Is it possible to read the words of someone like Theodore Kaczynski and be convinced by the case he makes, even as you reject what he did with the knowledge? Is it possible to look at human cultural evolution as a series of progress traps, the latest of which you are caught in like a fly on a sundew, with no means of escape? Is it possible to observe the unfolding human attack on nature with horror, be determined to do whatever you can to stop it, and at the same time know that much of it cannot be stopped, whatever you do? Is it possible to see the future as dark and darkening further; to reject false hope and desperate pseudo-optimism without collapsing into despair? It’s going to have to be, because it’s where I am right now. But where do I go next? What do I do? Between Kaczynski and Kareiva, what can I find to alight on that will still hold my weight?
…If you don’t like any of this, but you know you can’t stop it, where does it leave you? The answer is that it leaves you with an obligation to be honest about where you are in history’s great cycle, and what you have the power to do and what you don’t. If you think you can magic us out of the progress trap with new ideas or new technologies, you are wasting your time. If you think that the usual “campaigning” behavior is going to work today where it didn’t work yesterday, you will be wasting your time. If you think the machine can be reformed, tamed, or defanged, you will be wasting your time. If you draw up a great big plan for a better world based on science and rational argument, you will be wasting your time. If you try to live in the past, you will be wasting your time. If you romanticize hunting and gathering or send bombs to computer store owners, you will be wasting your time.
And so I ask myself: what, at this moment in history, would not be a waste of my time?
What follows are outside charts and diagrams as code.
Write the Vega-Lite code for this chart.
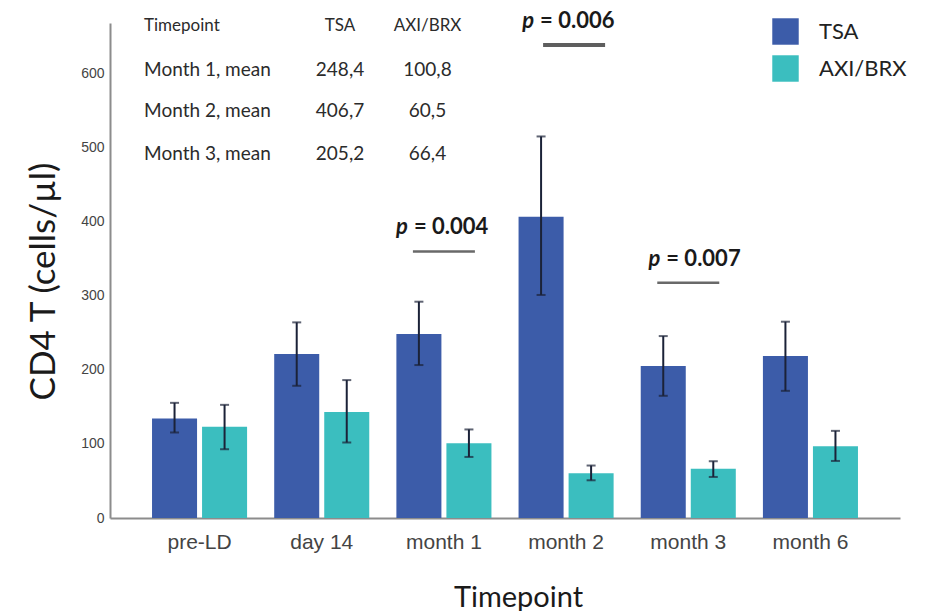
{
  "$schema": "https://vega.github.io/schema/vega-lite/v6.json",
  "width": 790,
  "height": 495,
  "autosize": "none",
  "padding": {"left": 110, "top": 23, "right": 30, "bottom": 93},
  "background": "white",
  "config": {"view": {"stroke": null}, "font": "Lato"},
  "datasets": {
    "cd4": [
      {"timepoint": "pre-LD", "arm": "TSA", "mean": 134.3, "lo": 115.4, "hi": 155.4},
      {"timepoint": "pre-LD", "arm": "AXI/BRX", "mean": 123.0, "lo": 92.8, "hi": 152.7},
      {"timepoint": "day 14", "arm": "TSA", "mean": 221.2, "lo": 178.4, "hi": 264.0},
      {"timepoint": "day 14", "arm": "AXI/BRX", "mean": 143.2, "lo": 101.9, "hi": 186.1},
      {"timepoint": "month 1", "arm": "TSA", "mean": 248.4, "lo": 206.4, "hi": 291.9},
      {"timepoint": "month 1", "arm": "AXI/BRX", "mean": 100.8, "lo": 82.4, "hi": 119.5},
      {"timepoint": "month 2", "arm": "TSA", "mean": 406.7, "lo": 301.0, "hi": 514.9},
      {"timepoint": "month 2", "arm": "AXI/BRX", "mean": 60.5, "lo": 50.9, "hi": 70.8},
      {"timepoint": "month 3", "arm": "TSA", "mean": 205.2, "lo": 164.9, "hi": 245.5},
      {"timepoint": "month 3", "arm": "AXI/BRX", "mean": 66.4, "lo": 55.4, "hi": 76.6},
      {"timepoint": "month 6", "arm": "TSA", "mean": 218.5, "lo": 171.6, "hi": 264.9},
      {"timepoint": "month 6", "arm": "AXI/BRX", "mean": 96.9, "lo": 77.0, "hi": 117.6}
    ],
    "pvals": [
      {"timepoint": "month 1", "p": "= 0.004"},
      {"timepoint": "month 2", "p": "= 0.006"},
      {"timepoint": "month 3", "p": "= 0.007"}
    ],
    "summary": [
      {"row": "Timepoint", "tsa": "TSA", "axi": "AXI/BRX"},
      {"row": "Month 1, mean", "tsa": "248,4", "axi": "100,8"},
      {"row": "Month 2, mean", "tsa": "406,7", "axi": "60,5"},
      {"row": "Month 3, mean", "tsa": "205,2", "axi": "66,4"}
    ]
  },
  "layer": [
    {
      "data": {"name": "cd4"},
      "mark": {"type": "bar"},
      "encoding": {
        "x": {
          "field": "timepoint",
          "type": "nominal",
          "scale": {
            "domain": ["pre-LD", "day 14", "month 1", "month 2", "month 3", "month 6"],
            "paddingInner": 0.222,
            "paddingOuter": 0.344
          },
          "title": "Timepoint",
          "axis": {
            "ticks": false,
            "grid": false,
            "domainColor": "#8c8c8c",
            "domainWidth": 2,
            "labelAngle": 0,
            "labelFont": "Liberation Sans",
            "labelFontSize": 21,
            "labelColor": "#444444",
            "labelPadding": 13,
            "titleFont": "Lato",
            "titleFontSize": 29,
            "titleFontWeight": "normal",
            "titleColor": "#1a1a1a",
            "titleX": 408,
            "titleY": 88,
            "titleAlign": "center",
            "titleBaseline": "alphabetic"
          }
        },
        "xOffset": {
          "field": "arm",
          "type": "nominal",
          "sort": ["TSA", "AXI/BRX"],
          "scale": {"paddingInner": 0.1, "paddingOuter": 0}
        },
        "y": {
          "field": "mean",
          "type": "quantitative",
          "scale": {"domain": [0, 668], "nice": false},
          "title": "CD4 T (cells/µl)",
          "axis": {
            "values": [0, 100, 200, 300, 400, 500, 600],
            "ticks": false,
            "grid": false,
            "domainColor": "#8c8c8c",
            "domainWidth": 2,
            "labelFont": "Liberation Sans",
            "labelFontSize": 14,
            "labelColor": "#444444",
            "labelPadding": 6,
            "titleFont": "Lato",
            "titleFontSize": 35,
            "titleFontWeight": "normal",
            "titleColor": "#1a1a1a",
            "titleAngle": -90,
            "titleX": -56,
            "titleY": 258,
            "titleAlign": "center",
            "titleBaseline": "alphabetic"
          }
        },
        "color": {
          "field": "arm",
          "type": "nominal",
          "scale": {"domain": ["TSA", "AXI/BRX"], "range": ["#3C5CA9", "#3BBEBF"]},
          "legend": {
            "orient": "none",
            "legendX": 662,
            "legendY": -5,
            "title": null,
            "padding": 0,
            "symbolType": "square",
            "symbolSize": 700,
            "symbolStrokeWidth": 0,
            "symbolOpacity": 1,
            "labelFont": "Lato",
            "labelFontSize": 22,
            "labelColor": "#222222",
            "labelOffset": 20,
            "rowPadding": 10
          }
        }
      }
    },
    {
      "data": {"name": "cd4"},
      "mark": {"type": "rule", "color": "#1b2238", "strokeWidth": 2},
      "encoding": {
        "x": {"field": "timepoint", "type": "nominal"},
        "xOffset": {"field": "arm", "type": "nominal", "sort": ["TSA", "AXI/BRX"]},
        "y": {"field": "lo", "type": "quantitative"},
        "y2": {"field": "hi"}
      }
    },
    {
      "data": {"name": "cd4"},
      "mark": {"type": "tick", "orient": "horizontal", "color": "#1b2238", "thickness": 2, "size": 9},
      "encoding": {
        "x": {"field": "timepoint", "type": "nominal"},
        "xOffset": {"field": "arm", "type": "nominal", "sort": ["TSA", "AXI/BRX"]},
        "y": {"field": "lo", "type": "quantitative"}
      }
    },
    {
      "data": {"name": "cd4"},
      "mark": {"type": "tick", "orient": "horizontal", "color": "#1b2238", "thickness": 2, "size": 9},
      "encoding": {
        "x": {"field": "timepoint", "type": "nominal"},
        "xOffset": {"field": "arm", "type": "nominal", "sort": ["TSA", "AXI/BRX"]},
        "y": {"field": "hi", "type": "quantitative"}
      }
    },
    {
      "data": {"name": "pvals"},
      "transform": [{"filter": "datum.timepoint === 'month 1'"}],
      "encoding": {
        "x": {"field": "timepoint", "type": "nominal"},
        "y": {"datum": 359.7, "type": "quantitative"}
      },
      "layer": [
        {"mark": {"type": "tick", "orient": "horizontal", "size": 62, "thickness": 2.5, "color": "#2a2a2a"}},
        {"mark": {"type": "text", "text": "p", "font": "Lato", "fontStyle": "italic", "fontWeight": "bold", "fontSize": 22, "color": "#1a1a1a", "align": "right", "baseline": "middle", "dx": -36, "dy": -24}},
        {"mark": {"type": "text", "font": "Lato", "fontWeight": "bold", "fontSize": 22, "color": "#1a1a1a", "align": "left", "baseline": "middle", "dx": -30, "dy": -24}, "encoding": {"text": {"field": "p"}}}
      ]
    },
    {
      "data": {"name": "pvals"},
      "transform": [{"filter": "datum.timepoint === 'month 2'"}],
      "encoding": {
        "x": {"field": "timepoint", "type": "nominal"},
        "y": {"datum": 638.4, "type": "quantitative"}
      },
      "layer": [
        {"mark": {"type": "tick", "orient": "horizontal", "size": 62, "thickness": 4, "color": "#1a1a1a", "xOffset": 8}},
        {"mark": {"type": "text", "text": "p", "font": "Lato", "fontStyle": "italic", "fontWeight": "bold", "fontSize": 22, "color": "#1a1a1a", "align": "right", "baseline": "middle", "dx": -32, "dy": -24}},
        {"mark": {"type": "text", "font": "Lato", "fontWeight": "bold", "fontSize": 22, "color": "#1a1a1a", "align": "left", "baseline": "middle", "dx": -26, "dy": -24}, "encoding": {"text": {"field": "p"}}}
      ]
    },
    {
      "data": {"name": "pvals"},
      "transform": [{"filter": "datum.timepoint === 'month 3'"}],
      "encoding": {
        "x": {"field": "timepoint", "type": "nominal"},
        "y": {"datum": 317.6, "type": "quantitative"}
      },
      "layer": [
        {"mark": {"type": "tick", "orient": "horizontal", "size": 62, "thickness": 2.5, "color": "#2a2a2a"}},
        {"mark": {"type": "text", "text": "p", "font": "Lato", "fontStyle": "italic", "fontWeight": "bold", "fontSize": 22, "color": "#1a1a1a", "align": "right", "baseline": "middle", "dx": -28, "dy": -24}},
        {"mark": {"type": "text", "font": "Lato", "fontWeight": "bold", "fontSize": 22, "color": "#1a1a1a", "align": "left", "baseline": "middle", "dx": -22, "dy": -24}, "encoding": {"text": {"field": "p"}}}
      ]
    },
    {
      "data": {"name": "summary"},
      "transform": [{"filter": "datum.row === 'Timepoint'"}],
      "encoding": {"y": {"datum": 663.5, "type": "quantitative"}},
      "layer": [
        {
          "mark": {"type": "text", "font": "Lato", "fontSize": 17, "color": "#2b2b2b", "align": "left", "baseline": "middle", "dx": -55.5},
          "encoding": {"x": {"datum": "pre-LD", "type": "nominal"}, "text": {"field": "row"}}
        },
        {
          "mark": {"type": "text", "font": "Lato", "fontSize": 17, "color": "#2b2b2b", "align": "center", "baseline": "middle", "dx": 18.3},
          "encoding": {"x": {"datum": "day 14", "type": "nominal"}, "text": {"field": "tsa"}}
        },
        {
          "mark": {"type": "text", "font": "Lato", "fontSize": 17, "color": "#2b2b2b", "align": "center", "baseline": "middle", "dx": -16.4},
          "encoding": {"x": {"datum": "month 1", "type": "nominal"}, "text": {"field": "axi"}}
        }
      ]
    },
    {
      "data": {"name": "summary"},
      "transform": [{"filter": "datum.row === 'Month 1, mean'"}],
      "encoding": {"y": {"datum": 605, "type": "quantitative"}},
      "layer": [
        {
          "mark": {"type": "text", "font": "Lato", "fontSize": 19, "color": "#2b2b2b", "align": "left", "baseline": "middle", "dx": -55.5},
          "encoding": {"x": {"datum": "pre-LD", "type": "nominal"}, "text": {"field": "row"}}
        },
        {
          "mark": {"type": "text", "font": "Lato", "fontSize": 19, "color": "#2b2b2b", "align": "center", "baseline": "middle", "dx": 18.3},
          "encoding": {"x": {"datum": "day 14", "type": "nominal"}, "text": {"field": "tsa"}}
        },
        {
          "mark": {"type": "text", "font": "Lato", "fontSize": 19, "color": "#2b2b2b", "align": "center", "baseline": "middle", "dx": -16.4},
          "encoding": {"x": {"datum": "month 1", "type": "nominal"}, "text": {"field": "axi"}}
        }
      ]
    },
    {
      "data": {"name": "summary"},
      "transform": [{"filter": "datum.row === 'Month 2, mean'"}],
      "encoding": {"y": {"datum": 548.6, "type": "quantitative"}},
      "layer": [
        {
          "mark": {"type": "text", "font": "Lato", "fontSize": 19, "color": "#2b2b2b", "align": "left", "baseline": "middle", "dx": -55.5},
          "encoding": {"x": {"datum": "pre-LD", "type": "nominal"}, "text": {"field": "row"}}
        },
        {
          "mark": {"type": "text", "font": "Lato", "fontSize": 19, "color": "#2b2b2b", "align": "center", "baseline": "middle", "dx": 18.3},
          "encoding": {"x": {"datum": "day 14", "type": "nominal"}, "text": {"field": "tsa"}}
        },
        {
          "mark": {"type": "text", "font": "Lato", "fontSize": 19, "color": "#2b2b2b", "align": "center", "baseline": "middle", "dx": -16.4},
          "encoding": {"x": {"datum": "month 1", "type": "nominal"}, "text": {"field": "axi"}}
        }
      ]
    },
    {
      "data": {"name": "summary"},
      "transform": [{"filter": "datum.row === 'Month 3, mean'"}],
      "encoding": {"y": {"datum": 491.5, "type": "quantitative"}},
      "layer": [
        {
          "mark": {"type": "text", "font": "Lato", "fontSize": 19, "color": "#2b2b2b", "align": "left", "baseline": "middle", "dx": -55.5},
          "encoding": {"x": {"datum": "pre-LD", "type": "nominal"}, "text": {"field": "row"}}
        },
        {
          "mark": {"type": "text", "font": "Lato", "fontSize": 19, "color": "#2b2b2b", "align": "center", "baseline": "middle", "dx": 18.3},
          "encoding": {"x": {"datum": "day 14", "type": "nominal"}, "text": {"field": "tsa"}}
        },
        {
          "mark": {"type": "text", "font": "Lato", "fontSize": 19, "color": "#2b2b2b", "align": "center", "baseline": "middle", "dx": -16.4},
          "encoding": {"x": {"datum": "month 1", "type": "nominal"}, "text": {"field": "axi"}}
        }
      ]
    }
  ]
}
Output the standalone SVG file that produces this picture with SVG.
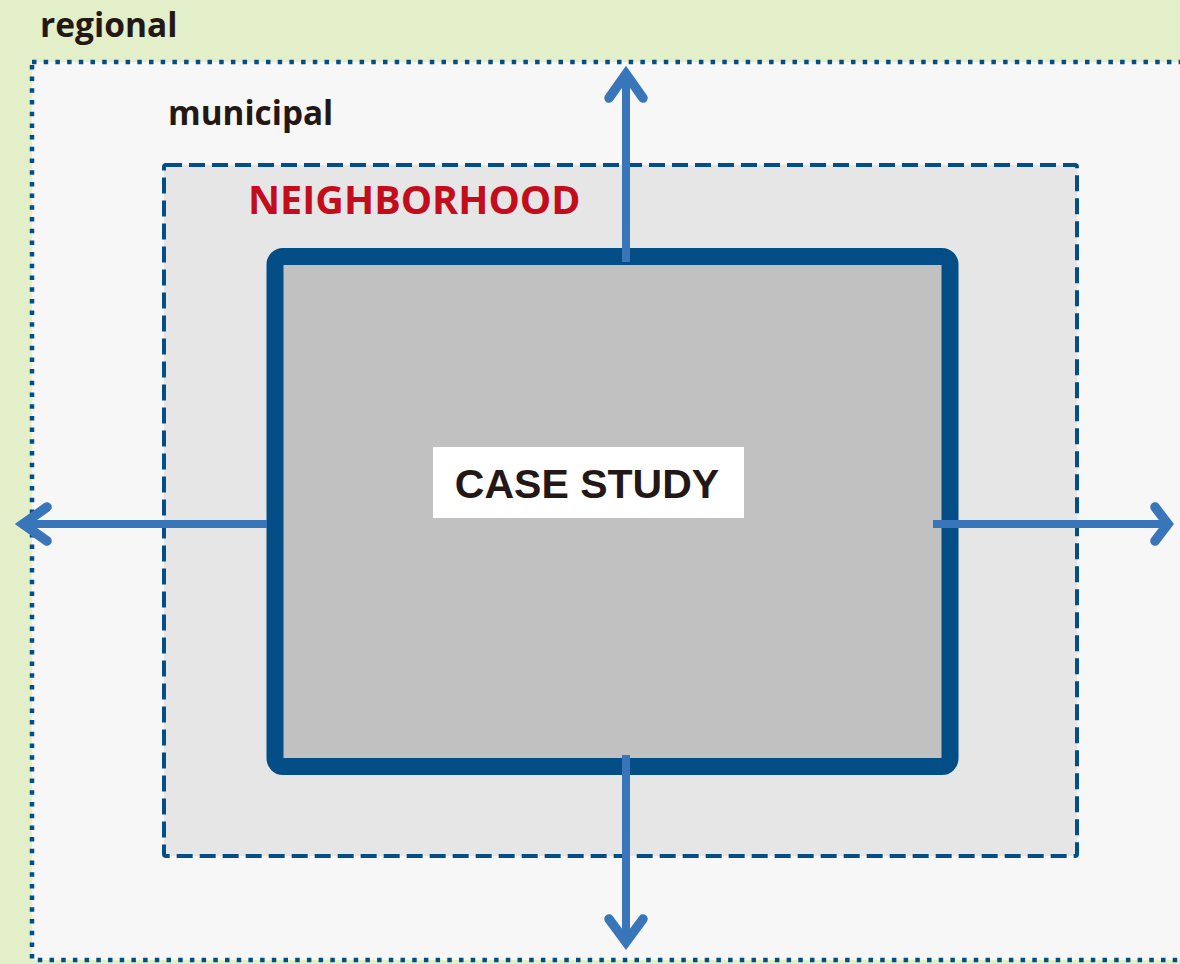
<svg xmlns="http://www.w3.org/2000/svg" width="1180" height="964" viewBox="0 0 1180 964">
<style>
.lbl{font-family:"Open Sans","Noto Sans",sans-serif;font-weight:bold;fill:#231815}
.arrow{fill:none;stroke:#3875b9;stroke-width:8}
.head{fill:none;stroke:#3875b9;stroke-width:9.5;stroke-linecap:round;stroke-linejoin:miter}
</style>
<rect x="0" y="0" width="1180" height="964" fill="#e2efc9"/>
<g id="regional">
<text class="lbl" x="40" y="37" font-size="33.5">regional</text>
</g>
<g id="municipal">
<rect x="32" y="62" width="1200" height="898" fill="#f7f7f7" stroke="#044e87" stroke-width="4.5" stroke-dasharray="4.5 7.2"/>
<text class="lbl" x="168" y="125" font-size="33.3">municipal</text>
</g>
<g id="neighborhood">
<rect x="164" y="165" width="913" height="691" rx="2" fill="#e6e6e6" stroke="#044e87" stroke-width="4" stroke-dasharray="16 7"/>
<text x="248" y="214" font-size="39.5" font-family="Open Sans, Noto Sans, sans-serif" font-weight="bold" fill="#c30d1d">NEIGHBORHOOD</text>
</g>
<g id="case-study">
<rect x="275" y="256.5" width="675" height="510" rx="8" fill="#c0c1c0" stroke="#044e87" stroke-width="17"/>
<rect x="433" y="447" width="311" height="71" fill="#ffffff"/>
<text x="587" y="498" font-size="41" text-anchor="middle" font-family="Liberation Sans, Arial, sans-serif" font-weight="bold" fill="#231815">CASE STUDY</text>
</g>
<g id="connectors">
<line class="arrow" x1="626" y1="262" x2="626" y2="74"/>
<path class="head" d="M609 98 L626 74 L643 98"/>
<line class="arrow" x1="626" y1="755" x2="626" y2="942"/>
<path class="head" d="M609 919 L626 942 L643 919"/>
<line class="arrow" x1="267" y1="524" x2="23" y2="524"/>
<path class="head" d="M47 507 L23 524 L47 541"/>
<line class="arrow" x1="933" y1="524" x2="1166" y2="524"/>
<path class="head" d="M1155 507 L1168 524 L1155 541"/>
</g>
</svg>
And I arrive at five tentative answers:
You can check out his answers if you wish; I merely find it interesting that he tries to inhabit such a timeless “big picture” perspective while still using the temporal language of abstractions. He speaks of time like another famous symbolic abstraction, as if it’s something to be invested wisely or “wasted”, which makes me wonder if he hasn’t quite fully accepted the logical conclusion of his convictions. Either cling to the false certainty of nihilism (another abstraction) and declare life itself to be a waste of time, or embody your principles right here and now and just live your life, come what may. Stop thinking of life as a linear progression toward a goal and just live.